Tennis champion Naomi Osaka recently decided to withdraw from the French Open and Wimbledon due to her mental health. Specifically, she reported that she’s suffered from depression and social anxiety, and that the mandatory press conferences were a major trigger of distress.
While so many people suffer from depression and anxiety, why was Osaka’s decision to withdraw and tend to her mental health so noteworthy? Here are three reasons:
1. Osaka broke the stigma.
In a world where mental health is still stigmatized and sometimes seen as a sign of weakness, Osaka’s decision sends the message that mental health is just as important as other medical conditions.
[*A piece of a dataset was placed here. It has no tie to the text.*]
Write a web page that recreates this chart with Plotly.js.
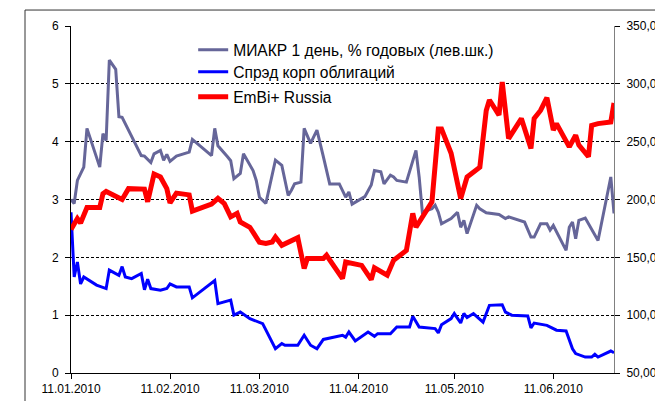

We wouldn’t expect a player with an injured ankle to put pressure on it until their ankle breaks. Why would we expect someone with a vulnerability to anxiety and depression to put such pressure on their mental health?
2. She made the invisible visible.
No one can see the silent suffering individuals with mental illness sometimes endure. When a celebrity speaks about this, people listen. It’s one step toward recognizing how quickly we judge and blame without knowing someone’s struggles. Hopefully, it creates a sense of compassion toward others.
3. Osaka showed that self-care is critical.
If Naomi Osaka can take time away from two major competitions in front of a world audience, perhaps we can consider taking time to care for ourselves—no matter how important our roles may be. Even mini self-care breaks can make us better clinicians, family members, friends, leaders, and team players.
Here are some basic tips for self-care (choose 1 each day):
1. Take a 3-breath break (3 deep breaths), 3 times a day.
2. Notice your senses (sight, sound, touch, smell, taste) as an approach to connect yourself with the present.
3. In the midst of a stressful event, notice the facts and drop the story (the add-on thoughts that make the situation worse).
4. Name 3 things you’re grateful for each morning or evening.
5. Pause before responding to emails, texts, conversations, and comments on social media.
6. Ask for help. You’re never alone. I promise.
This piece expresses the views solely of the author. It does not represent the views of any organization, including Johns Hopkins Medicine.